Some of these savings relate to multi-year agreements initiated in FY25, with work continuing into FY26. Montana
law requires budgeting for the total contract amount of a project, resulting in unspent appropriations carrying
forward until the project is complete.
•Capital outlay expenditures were $6.3 million or 51.8% under budget. A portion of the capital projects budgeted in
FY25 were not completed by the end of the fiscal year. These projects are ongoing and anticipated to be
completed in FY26. Montana law requires budgeting for the total contract amount of a project, resulting in
unspent appropriations carrying forward until the project is complete.
•Debt service principal expenditures were $292,771 or 193.6% over budget. The variance was due to subscription
software agreements that did not qualify as Subscription Based Information Technology Arrangements (SBITAs) in
the prior year but upon evaluation of new contracts signed in FY25 were accounted for under GASB 96 and
accounted for as debt service instead of in functional expense totals.
•Debt issuance costs were $32,117 or 82.6% under budget. The variance is due to an overestimation of debt
issuance costs in the budget. Actual issuance costs were lower than originally projected.
The Street Maintenance District Fund accounts for city-wide special assessments to pay for street maintenance
expenditures. The fund balance decreased $0.5 million or 9.9% from $4.9 million in FY24 to $4.4 million in FY25. Revenues
decreased $0.8 million or 6.1% from $12.8 million in FY24 to $12.0 million in FY25. The decrease in revenue was due to a
decrease of $1.2 million in intergovernmental revenue from the one-time payment under the now-repealed Bridge and
Road Safety Accountability Act (BaRSAA) that the City received in FY24. Total expenditures increased $1.5 million or 14.2%
from $10.9 million in FY24 to $12.4 million in FY25. The increase was primarily due to an increase in contracted services
related to street repair and maintenance projects. Budgeted expenditures exceeded actual expenditures by $2.6 million,
primarily due to delays in planned street maintenance and capital projects.

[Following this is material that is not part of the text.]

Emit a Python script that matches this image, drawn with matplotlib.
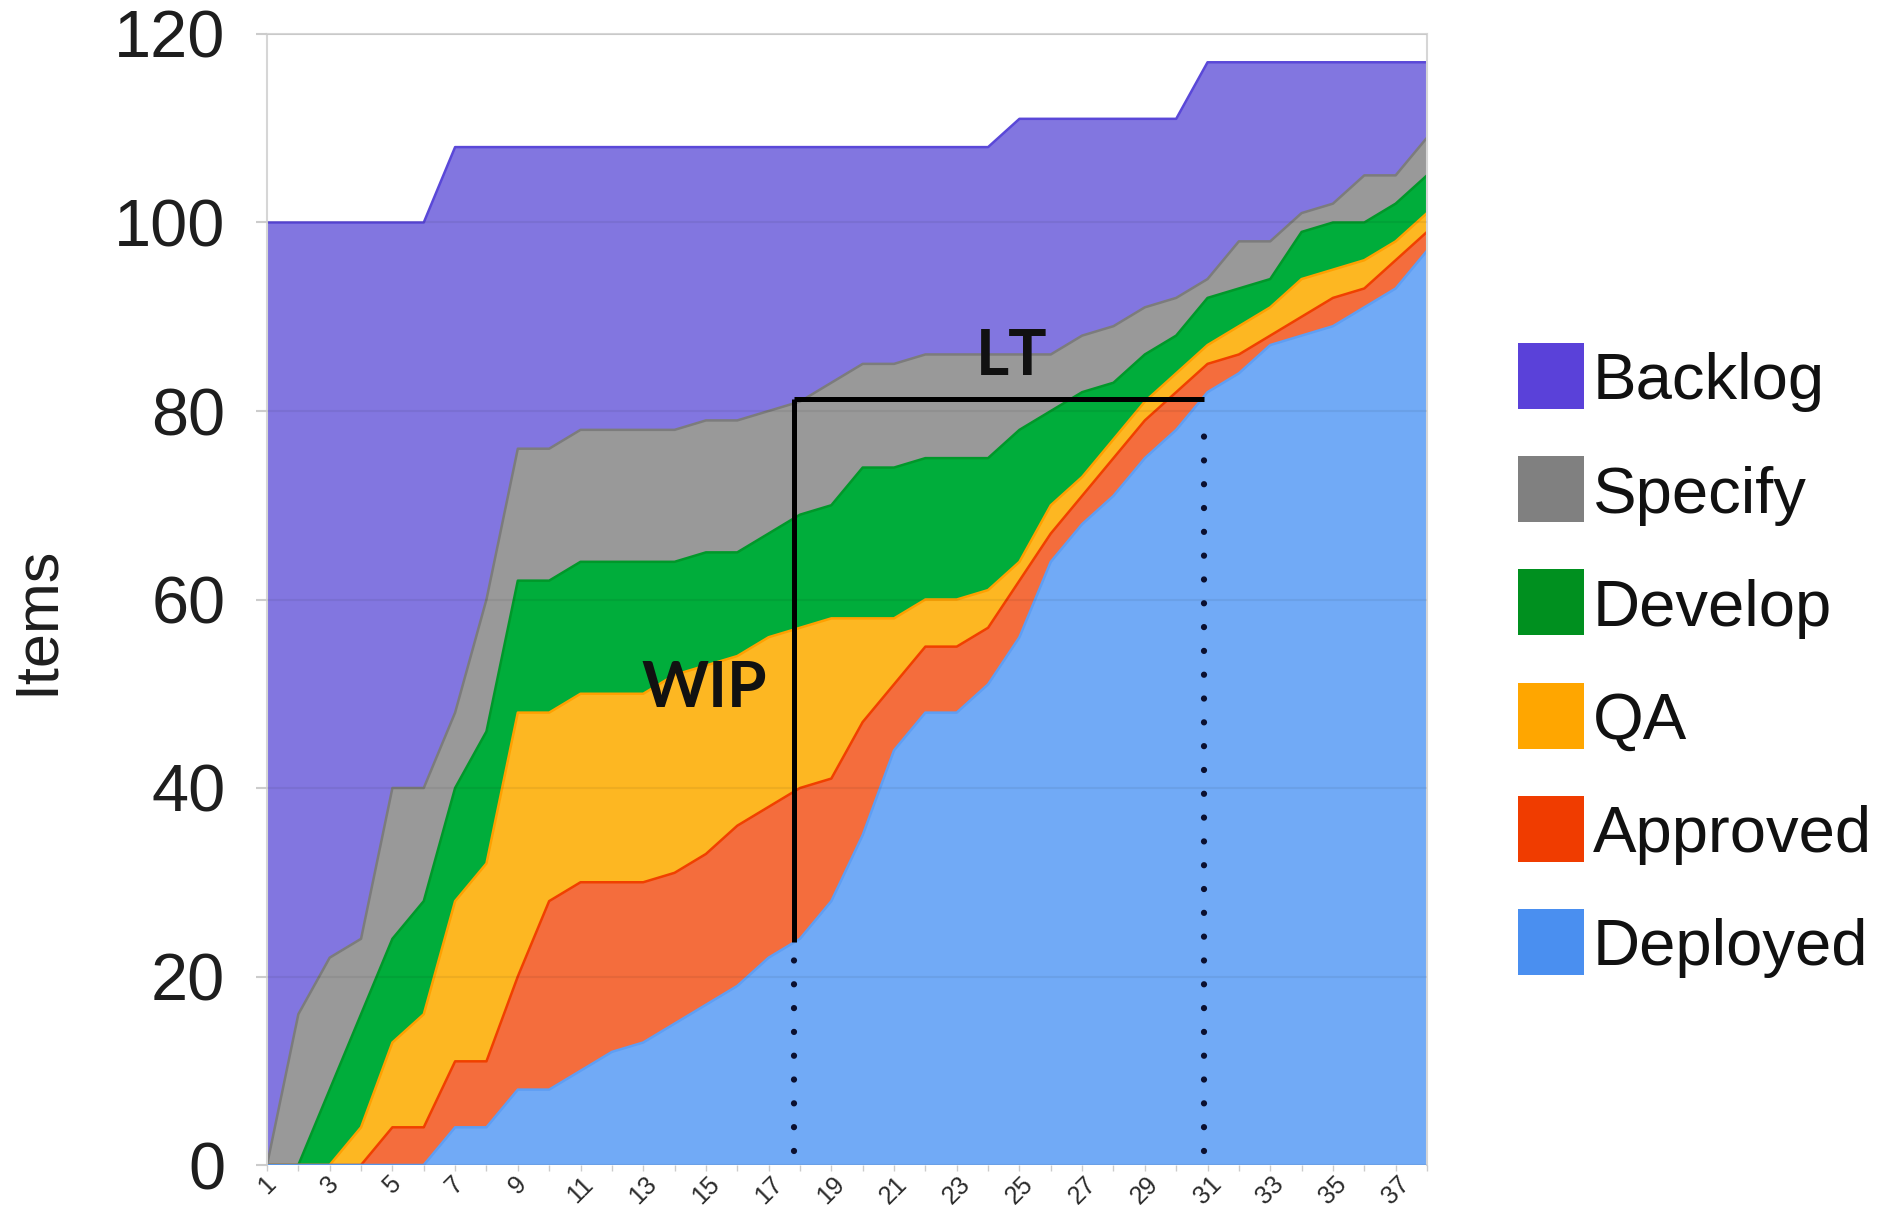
import matplotlib
matplotlib.use("Agg")
import matplotlib.pyplot as plt
from matplotlib.patches import Rectangle
import numpy as np

plt.rcParams["font.family"] = ["Liberation Sans", "DejaVu Sans"]

# cumulative item counts per stage, one value per day
days = list(range(1, 39))
backlog = [100, 100, 100, 100, 100, 100, 108, 108, 108, 108, 108, 108, 108, 108, 108, 108, 108, 108, 108,
           108, 108, 108, 108, 108, 111, 111, 111, 111, 111, 111, 117, 117, 117, 117, 117, 117, 117, 117]
specify = [0, 16, 22, 24, 40, 40, 48, 60, 76, 76, 78, 78, 78, 78, 79, 79, 80, 81, 83,
           85, 85, 86, 86, 86, 86, 86, 88, 89, 91, 92, 94, 98, 98, 101, 102, 105, 105, 109]
develop = [0, 0, 8, 16, 24, 28, 40, 46, 62, 62, 64, 64, 64, 64, 65, 65, 67, 69, 70,
           74, 74, 75, 75, 75, 78, 80, 82, 83, 86, 88, 92, 93, 94, 99, 100, 100, 102, 105]
qa = [0, 0, 0, 4, 13, 16, 28, 32, 48, 48, 50, 50, 50, 52, 53, 54, 56, 57, 58,
      58, 58, 60, 60, 61, 64, 70, 73, 77, 81, 84, 87, 89, 91, 94, 95, 96, 98, 101]
approved = [0, 0, 0, 0, 4, 4, 11, 11, 20, 28, 30, 30, 30, 31, 33, 36, 38, 40, 41,
            47, 51, 55, 55, 57, 62, 67, 71, 75, 79, 82, 85, 86, 88, 90, 92, 93, 96, 99]
deployed = [0, 0, 0, 0, 0, 0, 4, 4, 8, 8, 10, 12, 13, 15, 17, 19, 22, 24, 28,
            35, 44, 48, 48, 51, 56, 64, 68, 71, 75, 78, 82, 84, 87, 88, 89, 91, 93, 97]

stage_names = ["Backlog", "Specify", "Develop", "QA", "Approved", "Deployed"]
fill_colors = ["#8276e0", "#999999", "#00ad3b", "#fdb722", "#f46d3d", "#71aaf6"]
edge_colors = ["#5a48d8", "#7c7c7c", "#00982a", "#ffa000", "#f04000", "#5e9ef4"]
swatch_colors = ["#5a41d9", "#808080", "#00901f", "#ffa600", "#f03c00", "#4a8ff0"]

# annotation geometry (lead time / work in progress)
wip_day, lt_end_day = 17.8, 30.9
wip_low, lt_level = 23.7, 81.3

W, H = 1885, 1205
fig = plt.figure(figsize=(W / 100, H / 100), dpi=100)
ax = fig.add_axes([267 / W, 1 - 1165 / H, (1427 - 267) / W, (1165 - 34) / H])

x = np.array(days)
tops = [np.array(s) for s in (backlog, specify, develop, qa, approved, deployed)]
bottoms = tops[1:] + [np.zeros(len(days))]

for top, bottom, fc in zip(tops, bottoms, fill_colors):
    ax.fill_between(x, bottom, top, facecolor=fc, linewidth=0, zorder=1)
for top, ec in zip(tops, edge_colors):
    ax.plot(x, top, color=ec, linewidth=1.8, zorder=2)

ax.set_xlim(1, 38)
ax.set_ylim(0, 120)

ax.set_yticks(range(0, 121, 20))
ax.tick_params(axis="y", length=8, width=1.5, color="#cccccc", pad=22,
               labelsize=48, labelcolor="#1e1e1e")
odd_days = days[::2]
ax.set_xticks(odd_days)
ax.set_xticklabels([str(d) for d in odd_days], rotation=45, fontsize=18, color="#2a2a2a")
ax.set_xticks(days, minor=True)
ax.tick_params(axis="x", which="both", length=4, width=1, color="#cccccc", pad=1)

ax.set_axisbelow(False)
ax.yaxis.grid(True, color="#000000", alpha=0.06, linewidth=1.5)

for side in ("left", "top", "right"):
    ax.spines[side].set_color("#d6d6d6")
    ax.spines[side].set_linewidth(1.5)
ax.spines["bottom"].set_visible(False)

fig.text(37 / W, 1 - 620 / H, "Items", rotation=90, fontsize=44, ha="center", va="center",
         color="#1e1e1e")

# WIP / LT markers
ax.plot([wip_day, wip_day], [wip_low, lt_level], color="black", linewidth=3.6,
        solid_capstyle="butt", zorder=6)
ax.plot([wip_day, lt_end_day], [lt_level, lt_level], color="black", linewidth=3.6,
        solid_capstyle="butt", zorder=6)
for xd, ytop in ((wip_day, wip_low), (lt_end_day, lt_level)):
    ax.plot([xd, xd], [1.5, ytop - 1.5], color="#0b1030", linewidth=4.5,
            linestyle=(0, (0.01, 3.8)), dash_capstyle="round", zorder=6)

ax.text(14.94, 48.6, "WIP", fontsize=46, fontweight="bold", ha="center", va="baseline",
        color="#111111", family=["Lato", "DejaVu Sans"], zorder=7)
ax.text(24.76, 83.8, "LT", fontsize=46, fontweight="bold", ha="center", va="baseline",
        color="#111111", family=["Lato", "DejaVu Sans"], zorder=7)

# legend, drawn as swatches + labels
for i, (name, col) in enumerate(zip(stage_names, swatch_colors)):
    yc = 376 + i * 113.2
    fig.add_artist(Rectangle((1518 / W, 1 - (yc + 33) / H), 66 / W, 66 / H,
                             transform=fig.transFigure, facecolor=col, edgecolor="none"))
    fig.text(1593 / W, 1 - yc / H, name, fontsize=47, ha="left", va="center_baseline",
             color="#111111")

fig.savefig("out.png", dpi=100, facecolor="white")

The Downtown Urban Renewal District accounts for the revenue and expenditures associated with the downtown tax
increment financing district. Fund balance increased $2.3 million or 30.6%, from $7.4 million in FY24 to $9.7 million in FY25.
The increase was primarily due to delays in planned projects for the downtown district.
The SID Debt Service Fund accounts for the accumulation of resources and payment of special assessment bond principal
and interest related to general improvement, sidewalk, and curb construction projects. Special Improvement Districts, or
SID's, are authorized under Montana Code Annotated (MCA) in order to undertake certain local improvements to benefit
specific property owners located within City limits, and to assess the cost of those improvements to benefited property
owners. Fund balance increased by $0.1 million or 13.0%, from $1.0 million in FY24 to $1.2 million in FY25. The increase
was primarily due to the creation of a new SID and the initial billing to property owners located within the district.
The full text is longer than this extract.